Selective-coordination best practices
Selective coordination is required by code in emergency systems where life safety is a concern. Properly coordinating protective devices requires plenty of thought and tedious work. Sometimes, even if it's not required by code, the client will deem certain processes very critical, so selective coordination becomes a very important part of the electrical system design.
The easiest way to selectively coordinate protective devices is to start all the way downstream, and then, moving upstream, allow for proper separation between the devices in series. However, utility-imposed restrictions force device coordination to be initiated upstream. The problem with starting downstream is that utility companies dictate where the devices at the main substation (whether utility- or client-owned) will be set, and they will have the final word. This means that there is an upper limit imposed; thus, it is prudent to start upstream, at the substation, and work your way down.
Prior to beginning the coordination study, preliminary steps include:
If software is used to perform the selective coordination study, input all the data in the system first and run a fault analysis. Creating TCCs with software is a very simple procedure, but achieving the desired level of coordination can be difficult.
An important aspect to keep in mind is that protective devices in series, such as "breakers two and three" in Figure 1, do not need to be coordinated because tripping of either breaker yields the same result, which is the loss of NSG. However, "breaker five" must be selectively coordinated with "breaker six" and "breaker seven." Breakers in parallel with "breaker one," for example, do not need to be coordinated with breaker 1 because they wouldn't see the same fault as breaker 1. But each of them would need to coordinate with breaker 2. These breakers are not on the emergency branch, but depending on the type of loads supported by the electrical system (mission critical being among them), these breakers would need to be selectively coordinated as well.
It is advisable to work closely with the client and vendors to maximize selective coordination efforts. If no other information is available, use the manufacturer's coordination tables. These tables are reliable and depict data achieved through testing.
Selective coordination of protective devices is desired everywhere, but it can get costly and that is the reason it is only required where the continued operation of electrical systems is a must. Selective coordination assures that in the case of a fault in the electrical system, the protective device closer to the fault trips. The rest of the electrical system will operate normally. Electrical design professionals typically use TCCs to coordinate protective devices, which can be generated by hand or using specific software.
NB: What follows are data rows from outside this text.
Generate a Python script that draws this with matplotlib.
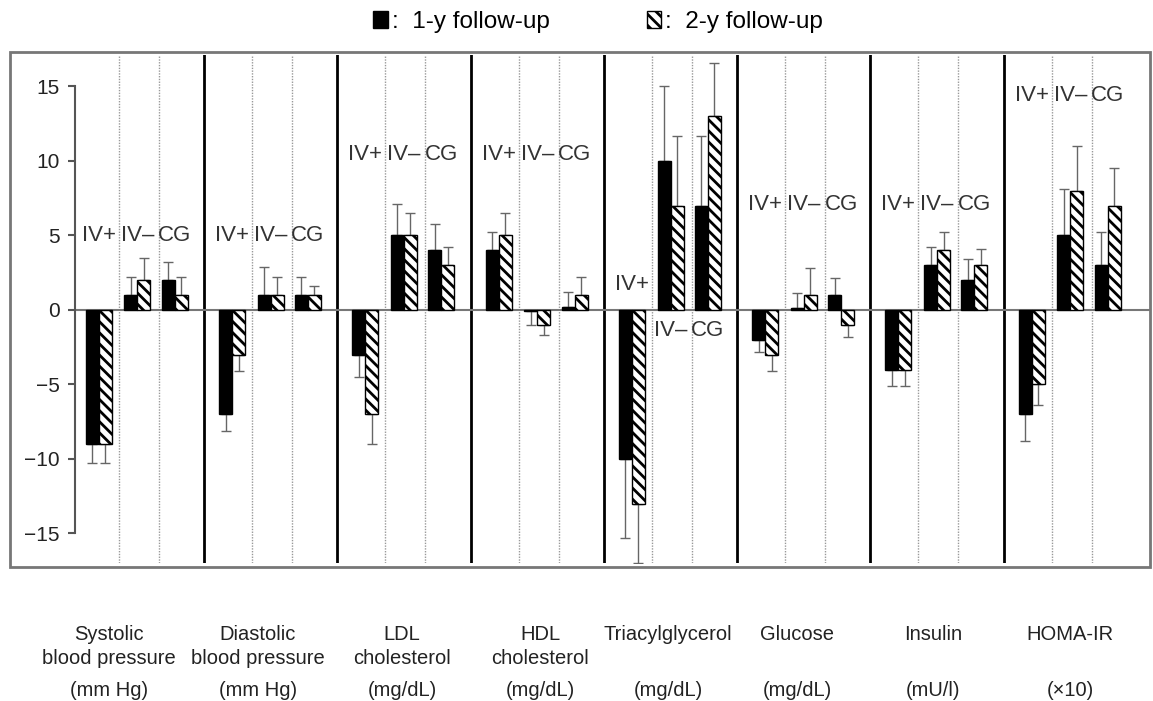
import numpy as np
import matplotlib.pyplot as plt
from matplotlib.patches import Rectangle

# Dados (variação em relação ao início)
grupos = ['Systolic\nblood pressure', 'Diastolic\nblood pressure', 'LDL\ncholesterol',
          'HDL\ncholesterol', 'Triacylglycerol', 'Glucose', 'Insulin', 'HOMA-IR']
unidades = ['(mm Hg)', '(mm Hg)', '(mg/dL)', '(mg/dL)', '(mg/dL)', '(mg/dL)', '(mU/l)', '(×10)']
subgrupos = ['IV+', 'IV–', 'CG']

ano1 = [[-9, 1, 2], [-7, 1, 1], [-3, 5, 4], [4, -0.1, 0.2],
        [-10, 10, 7], [-2, 0.15, 1], [-4, 3, 2], [-7, 5, 3]]
ano2 = [[-9, 2, 1], [-3, 1, 1], [-7, 5, 3], [5, -1, 1],
        [-13, 7, 13], [-3, 1, -1], [-4, 4, 3], [-5, 8, 7]]
erro1 = [[1.3, 1.2, 1.2], [1.1, 1.9, 1.2], [1.5, 2.1, 1.8], [1.2, 0.9, 1.0],
         [5.3, 5.0, 4.7], [0.8, 1.0, 1.15], [1.1, 1.2, 1.4], [1.8, 3.1, 2.2]]
erro2 = [[1.3, 1.5, 1.2], [1.1, 1.2, 0.6], [2.0, 1.5, 1.2], [1.5, 0.7, 1.2],
         [4.0, 4.7, 3.6], [1.1, 1.8, 0.8], [1.1, 1.2, 1.1], [1.4, 3.0, 2.5]]

# Layout
centros = [0.21, 0.50, 0.78]
larg = 0.0975
altura_rotulos = [[5, 5, 5], [5, 5, 5], [10.4, 10.4, 10.4], [10.4, 10.4, 10.4],
                  [1.7, -1.4, -1.4], [7.1, 7.1, 7.1], [7.1, 7.1, 7.1], [14.4, 14.4, 14.4]]
pos_nomes = [109, 258, 402, 540, 668, 797, 933, 1070]

plt.rcParams['font.family'] = ['Liberation Sans', 'DejaVu Sans']
plt.rcParams['hatch.linewidth'] = 2.0

W, H = 1153, 701
fig = plt.figure(figsize=(W / 100, H / 100), dpi=100)
ax = fig.add_axes([75 / W, 138 / H, 1075 / W, 508 / H])

# moldura externa
fig.patches.append(Rectangle((10 / W, 134 / H), 1140 / W, 515 / H, transform=fig.transFigure,
                             fill=False, edgecolor='#777777', lw=2))

x = np.array([i + c for i in range(len(grupos)) for c in centros])
v1 = np.array(ano1).ravel()
v2 = np.array(ano2).ravel()
e1 = np.array(erro1).ravel()
e2 = np.array(erro2).ravel()

# linhas de separação
for i in range(1, len(grupos)):
    ax.axvline(i, color='black', lw=2, zorder=1)
for i in range(len(grupos)):
    for f in (0.36, 0.66):
        ax.axvline(i + f, color='#999999', lw=1, ls=(0, (1, 1)), zorder=1)

b1 = ax.bar(x - larg / 2, v1, larg, color='black', edgecolor='black', lw=1, zorder=3)
b2 = ax.bar(x + larg / 2, v2, larg, color='white', edgecolor='black', hatch='\\\\\\', lw=1, zorder=3)

# barras de erro só para o lado de fora
for xs, v, e in ((x - larg / 2, v1, e1), (x + larg / 2, v2, e2)):
    baixo = np.where(v < 0, e, 0)
    cima = np.where(v >= 0, e, 0)
    ax.errorbar(xs, v, yerr=[baixo, cima], fmt='none', ecolor='#666666',
                elinewidth=1, capsize=3.5, capthick=1, zorder=2)

ax.axhline(0, color='#777777', lw=1.5, zorder=2)

for i in range(len(grupos)):
    for j in range(3):
        ax.text(i + centros[j], altura_rotulos[i][j], subgrupos[j], ha='center', va='center',
                fontsize=16, color='#333333')

ax.set_xlim(0.032, 8.097)
ax.set_ylim(-16.98, 17.11)
ax.set_xticks([])
ax.set_yticks(range(-15, 16, 5))
ax.tick_params(axis='y', length=5, width=1.5, color='#555555', labelsize=15, pad=6,
               labelcolor='#222222')
for s in ('top', 'right', 'bottom'):
    ax.spines[s].set_visible(False)
ax.spines['left'].set_bounds(-15, 15)
ax.spines['left'].set_color('#555555')
ax.spines['left'].set_linewidth(1.5)
ax.patch.set_visible(False)

fig.legend(handles=[b1, b2], labels=[':  1-y follow-up', ':  2-y follow-up'],
           loc='center', bbox_to_anchor=(598 / W, 1 - 22 / H), ncol=2, frameon=False,
           fontsize=17.5, handlelength=0.6, handleheight=0.7, handletextpad=0.15,
           columnspacing=4.0)

for nome, unid, px in zip(grupos, unidades, pos_nomes):
    fig.text(px / W, 1 - 625 / H, nome, ha='center', va='top', fontsize=14.5,
             linespacing=1.3, color='#222222')
    fig.text(px / W, 1 - 691 / H, unid, ha='center', va='center', fontsize=14.5,
             color='#222222')

fig.savefig('out.png', dpi=100)
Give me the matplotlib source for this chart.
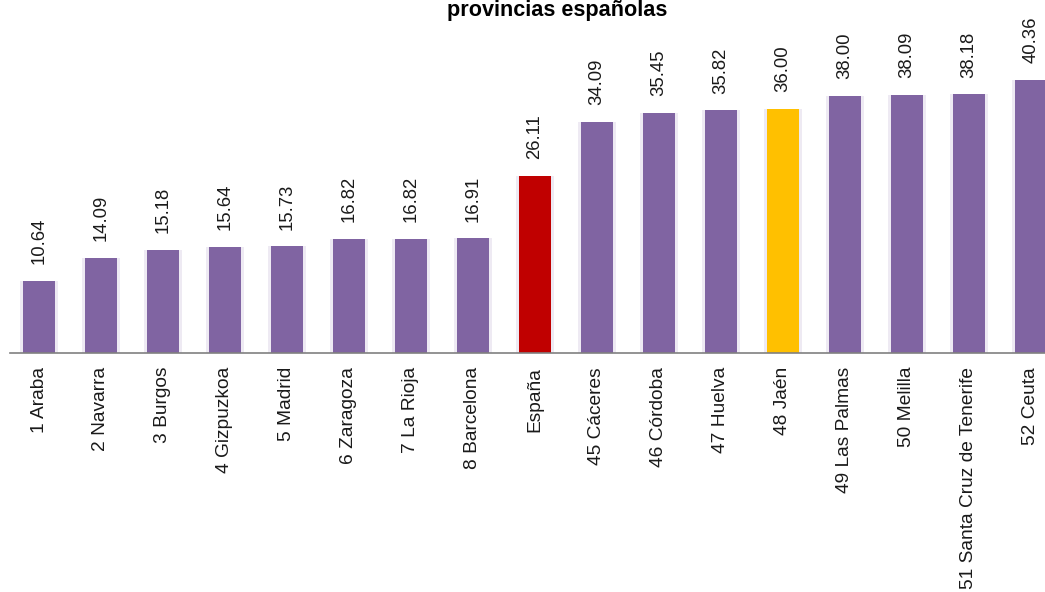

It is very helpful to use protective-device coordination tables from the manufacturer when TCCs do not yield a satisfying result. The IEEE Buff Book is a great reference and should be consulted when analyzing electrical systems and trying to coordinate its protective devices.
ABOUT THE AUTHOR
Eduard Pacuku is an electrical project engineer at Jacobs, where he spends the majority of his time designing electrical distribution systems for universities, health care facilities, and data centers.
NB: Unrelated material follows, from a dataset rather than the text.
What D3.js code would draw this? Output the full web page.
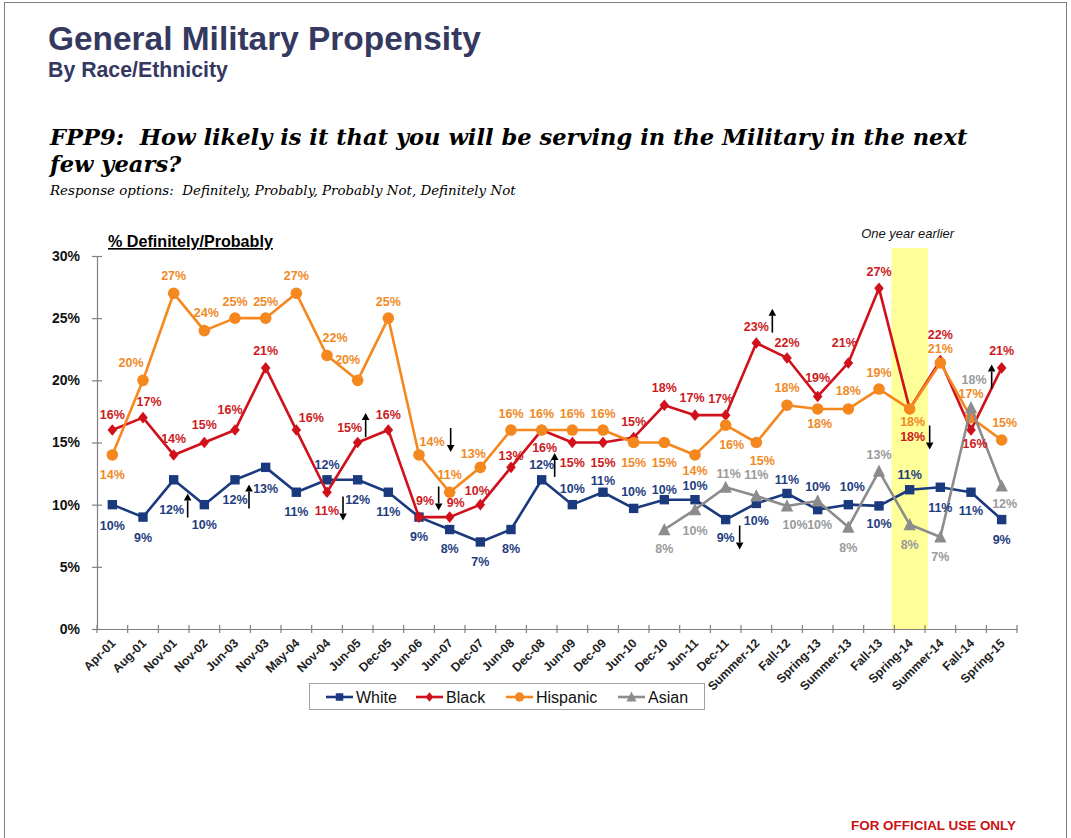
<!DOCTYPE html>
<html>
<head>
<meta charset="utf-8">
<script src="https://cdn.jsdelivr.net/npm/d3@7"></script>
<style>
  body { margin: 0; background: #fff; }
  svg { display: block; }
</style>
</head>
<body>
<script>
// ---- Survey waves (x categories) ----
const categories = ["Apr-01","Aug-01","Nov-01","Nov-02","Jun-03","Nov-03","May-04","Nov-04",
  "Jun-05","Dec-05","Jun-06","Jun-07","Dec-07","Jun-08","Dec-08","Jun-09","Dec-09","Jun-10",
  "Dec-10","Jun-11","Dec-11","Summer-12","Fall-12","Spring-13","Summer-13","Fall-13",
  "Spring-14","Summer-14","Fall-14","Spring-15"];

// ---- % Definitely/Probably by race/ethnicity ----
const white    = [10,9,12,10,12,13,11,12,12,11,9,8,7,8,12,10,11,9.7,10.4,10.4,8.8,10.1,10.9,9.6,10,9.9,11.2,11.4,11,8.8];
const black    = [16,17,14,15,16,21,16,11,15,16,9,9,10,13,16,15,15,15.4,18,17.2,17.2,23,21.8,18.7,21.4,27.4,17.7,21.6,16,21];
const hispanic = [14,20,27,24,25,25,27,22,20,25,14,11,13,16,16,16,16,15,15,14,16.4,15,18,17.7,17.7,19.3,17.7,21.4,17,15.2];
const asian    = [null,null,null,null,null,null,null,null,null,null,null,null,null,null,null,null,null,null,
  8,9.6,11.4,10.7,9.9,10.3,8.2,12.7,8.4,7.4,17.8,11.5];

const seriesNames = ["White","Black","Hispanic","Asian"];
const yTicks = [0,5,10,15,20,25,30];

// significance arrows: wave, level (%), direction
const arrowCats   = ["Nov-01","Jun-03","Nov-04","Jun-05","Jun-07","Jun-07","Dec-08","Dec-11","Summer-12","Spring-14","Spring-15"];
const arrowLevels = [9.93,10.66,9.69,16.4,10.5,15.2,13.2,7.36,24.8,15.4,20.3];
const arrowDirs   = ["up","up","down","up","down","down","up","down","up","down","up"];

const highlightCat = "Spring-14";

// ---- styling ----
const colors = { White:"#1b3a7e", Black:"#d0111b", Hispanic:"#f5871f", Asian:"#8c8c8c" };
const labelColors = { White:"#1f3d80", Black:"#cc1a22", Hispanic:"#f08a26", Asian:"#9a9a9a" };

// label offsets [dx, dy] relative to each point
const labelOffsets = {
  White: [[0,21],[0,20],[-2,30],[0,20],[0,20],[0,21],[0,19],[0,-15],[0,20],[0,19],[0,19],[0,19],[0,20],[0,19],
          [0,-15],[0,-16],[0,-12],[0,-17],[0,-10],[0,-14],[0,18],[0,17],[0,-14],[0,-23],[4,-18],[0,18],[0,-15],[0,20],[0,18],[0,20]],
  Black: [[0,-16],[6,-16],[0,-16],[0,-18],[-5,-21],[0,-17],[15,-13],[0,18],[-8,-15],[0,-16],[6,-17],[6,-15],[-3,-14],[0,-12],
          [3,17],[0,20],[0,20],[0,-16],[0,-18],[-3,-18],[-5,-17],[0,-17],[0,-15],[0,-19],[-4,-20],[0,-17],[3,28],[0,-26],[4,13],[0,-17]],
  Hispanic: [[0,20],[-12,-18],[0,-18],[2,-18],[0,-17],[0,-17],[0,-18],[8,-18],[-10,-21],[0,-17],[13,-13],[0,-18],[-7,-14],[0,-17],
          [0,-17],[0,-17],[0,-17],[0,20],[0,20],[0,16],[6,19],[6,18],[0,-18],[2,15],[0,-18],[0,-17],[3,13],[0,-14],[0,-24],[3,-18]],
  Asian: [null,null,null,null,null,null,null,null,null,null,null,null,null,null,null,null,null,null,
          [0,19],[0,21],[3,-14],[0,-21],[8,19],[2,24],[0,20],[0,-17],[0,20],[0,20],[3,-28],[3,17]]
};
const arrowDx = [14,14,16,8,-11,1,13,14,16,20,-10];

const W = 1071, H = 838;
const sans = "'Liberation Sans', Arial, Helvetica, sans-serif";
const serif = "'DejaVu Serif', Georgia, serif";

const svg = d3.select("body").append("svg").attr("width", W).attr("height", H);

// page frame
svg.append("rect").attr("x",4.5).attr("y",2.5).attr("width",1062).attr("height",H+20)
  .attr("fill","#fff").attr("stroke","#7f7f7f").attr("stroke-width",1);

function fitWidth(sel, width) {
  const w = sel.node().getComputedTextLength();
  const fs = parseFloat(sel.attr("font-size"));
  sel.attr("font-size", (fs * width / w).toFixed(2));
}

// titles
const t1 = svg.append("text").attr("x",48).attr("y",50).attr("font-family",sans).attr("font-weight","bold")
  .attr("font-size",33).attr("fill","#35385f").text("General Military Propensity");
fitWidth(t1, 433);
const t2 = svg.append("text").attr("x",48).attr("y",77).attr("font-family",sans).attr("font-weight","bold")
  .attr("font-size",21).attr("fill","#35385f").text("By Race/Ethnicity");
fitWidth(t2, 180);

const q1 = svg.append("text").attr("x",50).attr("y",145).attr("font-family",serif).attr("font-weight","bold")
  .attr("font-style","italic").attr("font-size",22).attr("fill","#000").style("white-space","pre")
  .text("FPP9:  How likely is it that you will be serving in the Military in the next");
fitWidth(q1, 918);
svg.append("text").attr("x",50).attr("y",172).attr("font-family",serif).attr("font-weight","bold")
  .attr("font-style","italic").attr("font-size",q1.attr("font-size")).attr("fill","#000").text("few years?");
const r1 = svg.append("text").attr("x",50).attr("y",195).attr("font-family",serif).attr("font-style","italic")
  .attr("font-size",13).attr("fill","#000").style("white-space","pre")
  .text("Response options:  Definitely, Probably, Probably Not, Definitely Not");
fitWidth(r1, 466);

// ---- scales ----
const x = d3.scaleBand().domain(categories).range([97, 1017]);
const cx = c => x(c) + x.bandwidth() / 2;
const y = d3.scaleLinear().domain([0, 30]).range([629, 256]);

// highlighted wave
svg.append("rect").attr("x", x(highlightCat) - 3).attr("y", 248)
  .attr("width", x.bandwidth() + 6).attr("height", y(0) - 248).attr("fill", "#ffff99");
const oy = svg.append("text").attr("x", cx(highlightCat) - 2).attr("y", 238).attr("text-anchor","middle")
  .attr("font-family",sans).attr("font-style","italic").attr("font-size",13).attr("fill","#111")
  .text("One year earlier");
fitWidth(oy, 93);

// axis caption
const cap = svg.append("text").attr("x",108).attr("y",247).attr("font-family",sans).attr("font-weight","bold")
  .attr("font-size",14).attr("fill","#000").attr("text-decoration","underline").text("% Definitely/Probably");
fitWidth(cap, 165);

// y axis
const yAxis = svg.append("g").attr("transform","translate(97,0)")
  .call(d3.axisLeft(y).tickValues(yTicks).tickFormat(d => d + "%").tickSize(5).tickPadding(12));
yAxis.select(".domain").attr("stroke","#808080").attr("stroke-width",1.2);
yAxis.selectAll(".tick line").attr("x2",-5).attr("x1",5).attr("stroke","#808080").attr("stroke-width",1.2);
yAxis.selectAll(".tick text").attr("font-family",sans).attr("font-weight","bold").attr("font-size",14).attr("fill","#111");

// x axis
const xAxis = svg.append("g").attr("transform",`translate(0,${y(0)})`)
  .call(d3.axisBottom(x).tickSize(0).tickFormat(""));
xAxis.select(".domain").attr("stroke","#808080").attr("stroke-width",1.2);
xAxis.selectAll(".tick").remove();
const boundaries = categories.map(c => x(c)).concat([x(categories[categories.length-1]) + x.bandwidth()]);
xAxis.selectAll("line.bound").data(boundaries).join("line").attr("class","bound")
  .attr("x1",d=>d).attr("x2",d=>d).attr("y1",-4).attr("y2",4).attr("stroke","#808080").attr("stroke-width",1.2);
xAxis.selectAll("text.cat").data(categories).join("text").attr("class","cat")
  .attr("transform", c => `translate(${cx(c) + 4},${15}) rotate(-45)`)
  .attr("text-anchor","end").attr("font-family",sans).attr("font-weight","bold")
  .attr("font-size",12.3).attr("fill","#222").text(c => c);

// ---- series ----
const seriesData = { White: white, Black: black, Hispanic: hispanic, Asian: asian };
const line = d3.line().defined(d => d.v != null).x(d => cx(d.c)).y(d => y(d.v));

function marker(g, name, px, py, scale) {
  const s = scale || 1;
  const col = colors[name];
  if (name === "White") {
    g.append("rect").attr("x", px - 4.7*s).attr("y", py - 4.7*s).attr("width", 9.4*s).attr("height", 9.4*s).attr("fill", col);
  } else if (name === "Black") {
    const a = 4.8*s, b = 5.8*s;
    g.append("path").attr("d", `M${px},${py-b}L${px+a},${py}L${px},${py+b}L${px-a},${py}Z`).attr("fill", col);
  } else if (name === "Hispanic") {
    g.append("circle").attr("cx", px).attr("cy", py).attr("r", 5.8*s).attr("fill", col);
  } else {
    const hw = 6.2*s, hh = 5.6*s;
    g.append("path").attr("d", `M${px},${py-hh-1}L${px+hw},${py+hh}L${px-hw},${py+hh}Z`).attr("fill", col);
  }
}

const plot = svg.append("g");
seriesNames.forEach(name => {
  const pts = seriesData[name].map((v, i) => ({ c: categories[i], v }));
  const g = plot.append("g");
  g.append("path").datum(pts).attr("d", line).attr("fill","none")
    .attr("stroke", colors[name]).attr("stroke-width", 2.6).attr("stroke-linejoin","round");
  pts.filter(d => d.v != null).forEach(d => marker(g, name, cx(d.c), y(d.v)));
});

// value labels
const labels = svg.append("g");
seriesNames.forEach(name => {
  seriesData[name].forEach((v, i) => {
    if (v == null) return;
    const off = labelOffsets[name][i];
    labels.append("text").attr("x", cx(categories[i]) + off[0]).attr("y", y(v) + off[1])
      .attr("dy","0.36em").attr("text-anchor","middle").attr("font-family",sans)
      .attr("font-weight","bold").attr("font-size",12.5).attr("fill", labelColors[name])
      .text(Math.round(v) + "%");
  });
});

// significance arrows
const arrows = svg.append("g");
arrowCats.forEach((c, i) => {
  const ax = cx(c) + arrowDx[i];
  const ay = y(arrowLevels[i]);
  const len = 24, up = arrowDirs[i] === "up";
  const tip = up ? ay - len/2 : ay + len/2;
  const tail = up ? ay + len/2 : ay - len/2;
  const hb = up ? tip + 7 : tip - 7;
  arrows.append("line").attr("x1", ax).attr("x2", ax).attr("y1", tail).attr("y2", hb)
    .attr("stroke","#000").attr("stroke-width",1.6);
  arrows.append("path").attr("d", `M${ax},${tip}L${ax+3.8},${hb}L${ax-3.8},${hb}Z`).attr("fill","#000");
});

// legend
const lg = svg.append("g");
lg.append("rect").attr("x",309.5).attr("y",683.5).attr("width",395).attr("height",26)
  .attr("fill","#fff").attr("stroke","#a0a0a0").attr("stroke-width",1);
const legendX = [326, 416, 506, 618];
seriesNames.forEach((name, i) => {
  const lx = legendX[i], ly = 697;
  lg.append("line").attr("x1", lx).attr("x2", lx + 27).attr("y1", ly).attr("y2", ly)
    .attr("stroke", colors[name]).attr("stroke-width", 2.6);
  marker(lg, name, lx + 13.5, ly, 0.8);
  lg.append("text").attr("x", lx + 30).attr("y", ly).attr("dy","0.36em")
    .attr("font-family",sans).attr("font-size",16).attr("fill","#111").text(name);
});

// footer
const ft = svg.append("text").attr("x",1016).attr("y",830).attr("text-anchor","end").attr("font-family",sans)
  .attr("font-weight","bold").attr("font-size",13.5).attr("fill","#cc1111").text("FOR OFFICIAL USE ONLY");
fitWidth(ft, 165);
</script>
</body>
</html>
Protective devices are primarily circuit breakers, fuses, and relays. For medium-voltage systems, protection is typically provided by using protective relays in conjunction with breakers. For low-voltage systems, protective devices could be breakers or fuses. A TCC is an operating curve of a protective device plotted on a logarithmic scale (whether paper or electronically displayed graph) with the "Y" axis representing time and the "X" axis representing current. Usually, the time range is from 0.01 to 1,000 seconds and the current range is chosen to cover the highest current available in the system. Any desired current range can be obtained by multiplying it by a factor of 10 because the TCC is a logarithmic plot. The electrical system designer must ensure that the multiplying factor is shown on the curve so that whoever is reading the TCC has the proper reference. For example, if the current axis shows a value of 100 but the multiplying factor is 102, the current really is 10,000 amps. In addition, devices with different voltage ratings often appear on the same TCC. Therefore, the reference voltage is also very important and must be noted on the TCC as well.
In Figure 3, the TCCs are shown differently for different devices. The curve for the protective relay is a single line while the curves for the fuse and low-voltage breaker are bands. The reason for this difference is that in the case of the fuse and low-voltage breaker, there is a delay caused by tolerances, operating times, ambient temperature, and conditions immediately prior to the overload or fault. The region to the left (and under) the curve shows the area that is accepted as normal operation, and the device does not react. The area to the right and above is the tripping area, where the device recognizes the situation as abnormal and reacts to break the overload or fault. For a given current value, start at time (t) = 0.01 second on the X axis, and move vertically until the first device curve is intersected. The intersection point reveals the amount of time the device will wait to operate for the given current. The farther to the right of the plot, the shorter the tolerance. For sufficiently large currents, that delay becomes very small, approaching zero. Continue vertically until the end line of the band is intersected, then calculate the difference between the two intersections to determine the device tolerance and operating time.
The IEEE 242-2001: IEEE Recommended Practice for Protection and Coordination of Industrial and Commercial Power Systems (IEEE Buff Book) is an excellent resource for anyone needing help in setting protective devices and coordinating them. Table 15-3 in the Buff Book shows the recommended curve time intervals between different protective devices. For example, consider the fuse in the first row under the "Downstream" column and proceed to the right. If a fuse is upstream of the given fuse, there should be clearance between the bands of each fuse curve. The same is true if the upstream device is a low-voltage circuit breaker (row 1, column 3). However, if the upstream device is an electromechanical relay, there must be a 0.22-second separation between the curves (or 13 cycles). That is a large separation that could create trouble as more devices are introduced into the study. Today, most relays are static relays and, as seen in the last column of this table, only 0.12-second separation is required between the fuse curve and the relay curve.